EXERCISE GOAL: Write every line out verbatim and omit the pictures.

DATA PROVIDED:

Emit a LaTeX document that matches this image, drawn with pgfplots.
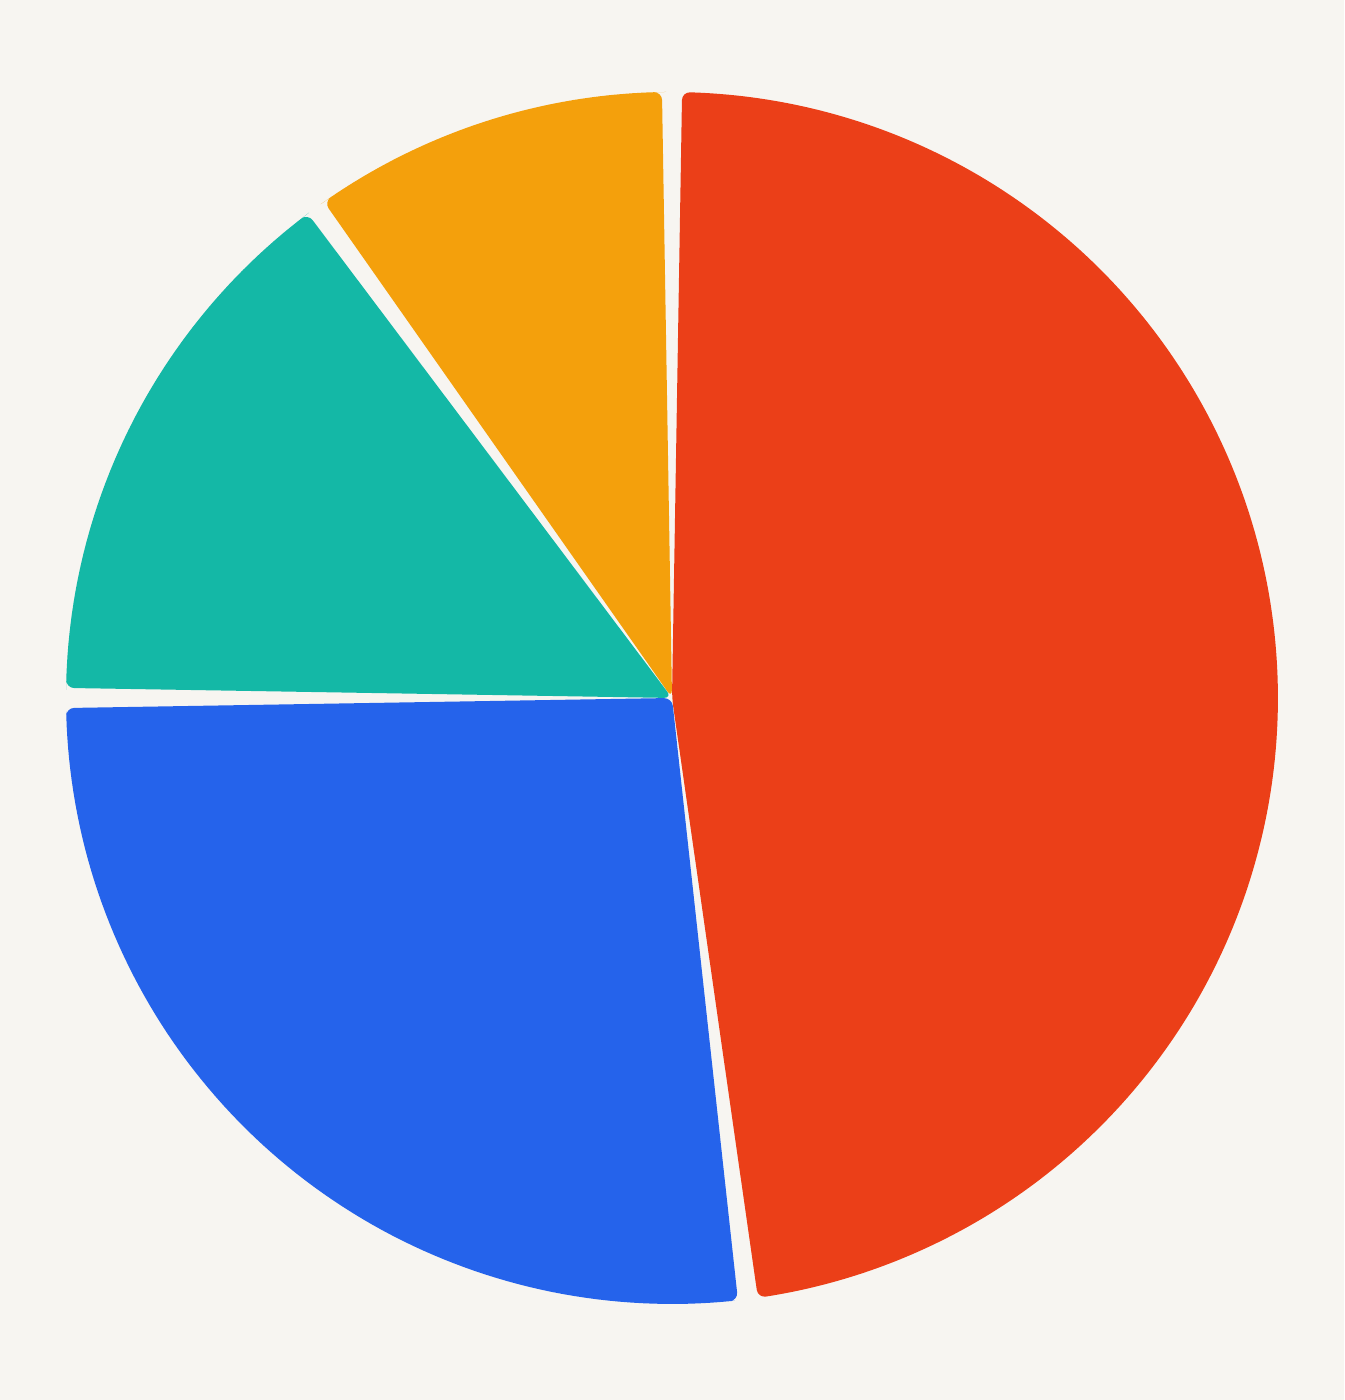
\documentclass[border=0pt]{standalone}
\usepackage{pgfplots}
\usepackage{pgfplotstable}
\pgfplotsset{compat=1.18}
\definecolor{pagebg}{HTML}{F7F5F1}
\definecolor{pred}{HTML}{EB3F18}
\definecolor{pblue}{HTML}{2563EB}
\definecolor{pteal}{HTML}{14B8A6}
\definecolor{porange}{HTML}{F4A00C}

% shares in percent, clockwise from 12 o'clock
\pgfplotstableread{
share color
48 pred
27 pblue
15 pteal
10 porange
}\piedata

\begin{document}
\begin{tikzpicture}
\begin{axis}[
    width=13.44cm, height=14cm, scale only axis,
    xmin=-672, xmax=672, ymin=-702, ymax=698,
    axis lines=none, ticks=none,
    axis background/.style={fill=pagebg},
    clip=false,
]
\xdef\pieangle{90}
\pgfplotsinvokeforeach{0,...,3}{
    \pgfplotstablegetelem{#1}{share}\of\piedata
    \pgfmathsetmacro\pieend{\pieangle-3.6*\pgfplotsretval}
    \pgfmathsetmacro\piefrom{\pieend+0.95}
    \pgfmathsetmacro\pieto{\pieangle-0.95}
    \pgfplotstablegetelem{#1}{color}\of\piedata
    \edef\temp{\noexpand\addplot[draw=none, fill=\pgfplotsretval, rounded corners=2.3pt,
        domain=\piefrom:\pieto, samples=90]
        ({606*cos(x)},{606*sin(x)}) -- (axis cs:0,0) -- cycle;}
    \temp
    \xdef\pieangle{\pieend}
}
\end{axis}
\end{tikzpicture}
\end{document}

THE RESPONSE:
Emit a LaTeX document that matches this image, drawn with pgfplots.
\documentclass[border=0pt]{standalone}
\usepackage{pgfplots}
\usepackage{pgfplotstable}
\pgfplotsset{compat=1.18}
\definecolor{pagebg}{HTML}{F7F5F1}
\definecolor{pred}{HTML}{EB3F18}
\definecolor{pblue}{HTML}{2563EB}
\definecolor{pteal}{HTML}{14B8A6}
\definecolor{porange}{HTML}{F4A00C}

% shares in percent, clockwise from 12 o'clock
\pgfplotstableread{
share color
48 pred
27 pblue
15 pteal
10 porange
}\piedata

\begin{document}
\begin{tikzpicture}
\begin{axis}[
    width=13.44cm, height=14cm, scale only axis,
    xmin=-672, xmax=672, ymin=-702, ymax=698,
    axis lines=none, ticks=none,
    axis background/.style={fill=pagebg},
    clip=false,
]
\xdef\pieangle{90}
\pgfplotsinvokeforeach{0,...,3}{
    \pgfplotstablegetelem{#1}{share}\of\piedata
    \pgfmathsetmacro\pieend{\pieangle-3.6*\pgfplotsretval}
    \pgfmathsetmacro\piefrom{\pieend+0.95}
    \pgfmathsetmacro\pieto{\pieangle-0.95}
    \pgfplotstablegetelem{#1}{color}\of\piedata
    \edef\temp{\noexpand\addplot[draw=none, fill=\pgfplotsretval, rounded corners=2.3pt,
        domain=\piefrom:\pieto, samples=90]
        ({606*cos(x)},{606*sin(x)}) -- (axis cs:0,0) -- cycle;}
    \temp
    \xdef\pieangle{\pieend}
}
\end{axis}
\end{tikzpicture}
\end{document}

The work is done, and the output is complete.